Former Steelers guard Alan Faneca is a finalist for the Pro Football Hall of Fame Class of 2019. The class will be revealed on Saturday during the NFL Honors show.
Throughout the week Steelers.com will be highlighting Faneca as his quest for a Gold Jacket closes in.
Today Jerome Bettis shares why the six-time All-Pro should be in the Hall of Fame.
When Jerome Bettis stood on the stage at the Pro Football Hall of Fame as a member of the Class of 2015, he thanked many who meant the most to him in life and in his playing career.
While he would have loved to have thanked every teammate, he knew time was limited. So he thanked five. Five that had an impact on him. Five that made a difference.
And the first one was his former guard, Alan Faneca.
“I mentioned Alan because he was an elite offensive lineman, one of the best I ever played with,” said Bettis. “He is worthy of being in the Hall of Fame as well because of his exceptional play and his extended length of greatness.”
Faneca is a finalist for the Pro Football Hall of Fame Class of 2019, a class that will be announced on Saturday, Feb. 2, during the NFL Honors Awards show. Faneca was the Steelers first-round draft pick in 1998 and played 10 seasons for the black and gold, and 13 overall in the NFL. He was a member of the Super Bowl XL Championship team, and was selected to nine Pro Bowls. Faneca was a six-time All-Pro selection and was named to the Steelers All-Time Team in 2007 and the NFL 2000’s All-Decade Team.
This is the fourth year that Faneca has been a finalist, and Bettis feels strongly that he should take his rightful spot among the best ever to play the game.
“Alan was critical to my career because whenever we went into a situation where we had an offensive lineman move, Alan was always the guy to trap,” said Bettis. “He would run the counters or the powers or the traps. He had such versatility as a guard that we could move him. With his athleticism and agility, we were able to move in and create the holes on the opposite side of the line.

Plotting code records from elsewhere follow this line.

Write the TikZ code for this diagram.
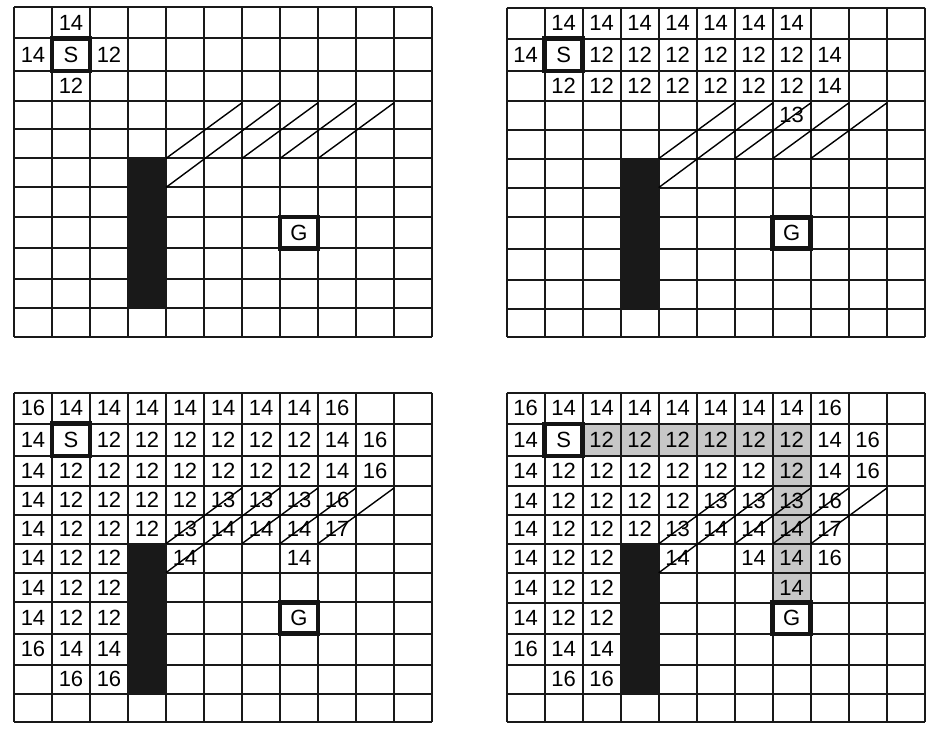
\documentclass[tikz,border=0pt]{standalone}
\usepackage{fontspec}
\setmainfont{Liberation Sans}
\usetikzlibrary{calc}
\def\RL{{0,31,63.4,93.4,122,151,180,209.7,241,272,301,329.4}}
\tikzset{
  gridline/.style={draw=black!90, line width=2pt},
  diagline/.style={draw=black, line width=1.4pt},
  endbox/.style={draw=black!92, line width=4.5pt},
  obst/.style={fill=black!90},
  pathcell/.style={fill=black!22},
  lbl/.style={inner sep=0pt, text=black, font=\fontsize{22}{25}\selectfont},
}
% define the corner and centre coordinates of one grid
\newcommand\setgrid[3]{%
  \begin{scope}[shift={(#2,#3)}]
    \foreach \r in {0,...,11}{%
      \pgfmathsetmacro\yy{\RL[\r]}%
      \foreach \c in {0,...,11}{\coordinate (#1-p\c-\r) at (\c*38,\yy);}%
    }
    \foreach \r in {0,...,10}{%
      \pgfmathtruncatemacro\rn{\r+1}%
      \pgfmathsetmacro\ya{\RL[\r]}%
      \pgfmathsetmacro\yb{\RL[\rn]}%
      \pgfmathsetmacro\ym{(\ya+\yb)/2}%
      \foreach \c in {0,...,10}{\coordinate (#1-\c-\r) at (\c*38+19,\ym);}%
    }
  \end{scope}}
% draw one grid from its coordinates
\newcommand\drawgrid[1]{%
  \foreach \r in {0,...,11}{\draw[gridline] (#1-p0-\r) -- (#1-p11-\r);}
  \foreach \c in {0,...,11}{\draw[gridline] (#1-p\c-0) -- (#1-p\c-11);}
  \fill[obst] ($(#1-p3-5)+(-1,-1)$) rectangle ($(#1-p4-10)+(1,1)$);
  \draw[diagline] (#1-p4-5) -- ($(#1-p6-3)+(0,2)$);
  \draw[diagline] (#1-p4-6) -- ($(#1-p7-3)+(0,2)$);
  \draw[diagline] (#1-p6-5) -- ($(#1-p8-3)+(0,2)$);
  \draw[diagline] (#1-p7-5) -- ($(#1-p9-3)+(0,2)$);
  \draw[diagline] (#1-p8-5) -- ($(#1-p10-3)+(0,2)$);
  \draw[endbox] (#1-p1-1) rectangle (#1-p2-2);
  \draw[endbox] (#1-p7-7) rectangle (#1-p8-8);
  \node[lbl] (#1-S) at (#1-1-1) {S};
  \node[lbl] (#1-G) at (#1-7-7) {G};
}
\newcommand\rowlab[3]{\foreach \c/\t in {#3}{\node[lbl] (#1-t\c-#2) at (#1-\c-#2) {\t};}}
\begin{document}
\begin{tikzpicture}[x=1pt,y=-1pt]
\useasboundingbox (0,0) rectangle (933,735);
\setgrid{ga}{14}{7.4}
\setgrid{gb}{506.7}{7.6}
\setgrid{gc}{14}{392.6}
\setgrid{gd}{506.7}{392.8}

% grid a
\drawgrid{ga}
\rowlab{ga}{0}{1/14}
\rowlab{ga}{1}{0/14,2/12}
\rowlab{ga}{2}{1/12}

% grid b
\drawgrid{gb}
\rowlab{gb}{0}{1/14,2/14,3/14,4/14,5/14,6/14,7/14}
\rowlab{gb}{1}{0/14,2/12,3/12,4/12,5/12,6/12,7/12,8/14}
\rowlab{gb}{2}{1/12,2/12,3/12,4/12,5/12,6/12,7/12,8/14}
\rowlab{gb}{3}{7/13}

% grid c
\drawgrid{gc}
\rowlab{gc}{0}{0/16,1/14,2/14,3/14,4/14,5/14,6/14,7/14,8/16}
\rowlab{gc}{1}{0/14,2/12,3/12,4/12,5/12,6/12,7/12,8/14,9/16}
\rowlab{gc}{2}{0/14,1/12,2/12,3/12,4/12,5/12,6/12,7/12,8/14,9/16}
\rowlab{gc}{3}{0/14,1/12,2/12,3/12,4/12,5/13,6/13,7/13,8/16}
\rowlab{gc}{4}{0/14,1/12,2/12,3/12,4/13,5/14,6/14,7/14,8/17}
\rowlab{gc}{5}{0/14,1/12,2/12,4/14,7/14}
\rowlab{gc}{6}{0/14,1/12,2/12}
\rowlab{gc}{7}{0/14,1/12,2/12}
\rowlab{gc}{8}{0/16,1/14,2/14}
\rowlab{gc}{9}{1/16,2/16}

% grid d
\fill[pathcell] (gd-p2-1) -- (gd-p8-1) -- (gd-p8-7) -- (gd-p7-7) -- (gd-p7-2) -- (gd-p2-2) -- cycle;
\drawgrid{gd}
\rowlab{gd}{0}{0/16,1/14,2/14,3/14,4/14,5/14,6/14,7/14,8/16}
\rowlab{gd}{1}{0/14,2/12,3/12,4/12,5/12,6/12,7/12,8/14,9/16}
\rowlab{gd}{2}{0/14,1/12,2/12,3/12,4/12,5/12,6/12,7/12,8/14,9/16}
\rowlab{gd}{3}{0/14,1/12,2/12,3/12,4/12,5/13,6/13,7/13,8/16}
\rowlab{gd}{4}{0/14,1/12,2/12,3/12,4/13,5/14,6/14,7/14,8/17}
\rowlab{gd}{5}{0/14,1/12,2/12,4/14,6/14,7/14,8/16}
\rowlab{gd}{6}{0/14,1/12,2/12,7/14}
\rowlab{gd}{7}{0/14,1/12,2/12}
\rowlab{gd}{8}{0/16,1/14,2/14}
\rowlab{gd}{9}{1/16,2/16}
\end{tikzpicture}
\end{document}
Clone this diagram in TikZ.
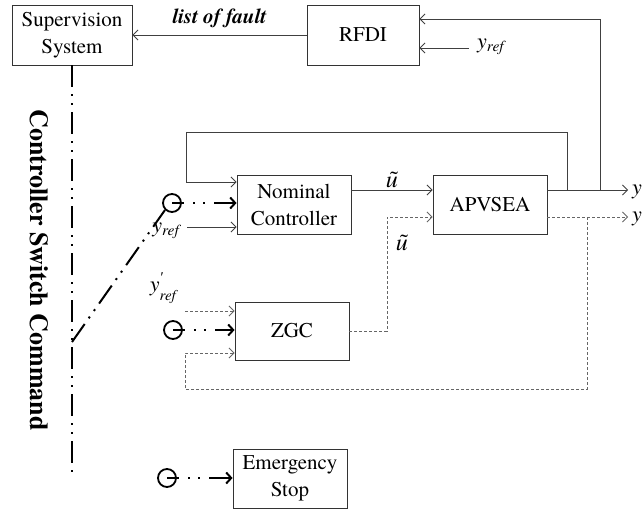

“Also, he was a stud on the left side of the line. He gave us the ability to be strong running to the left, or if we wanted to pull linemen he was the one pulling because of his athleticism.
“His ability to play that position, dominate at that position, but be athletic enough to move around and travel from the standpoint of pulling as an offensive lineman, that is rare. Usually when you do it, it doesn’t end in success. When Alan pulled we had a tremendous amount of success with our ability to pull.”
Bettis will return to Canton, Ohio in August for the annual enshrinement ceremony. And there is nothing he wants more than to be on the stage and watch Faneca enjoy his special moment. It’s a moment he feels he deserves now.
“He is one of the biggest reasons that I wear a Gold Jacket today,” said Bettis. “While he is thanking others, I will be thanking him inside because of his tremendous work ethic and ability which helped me get to the Hall of Fame.”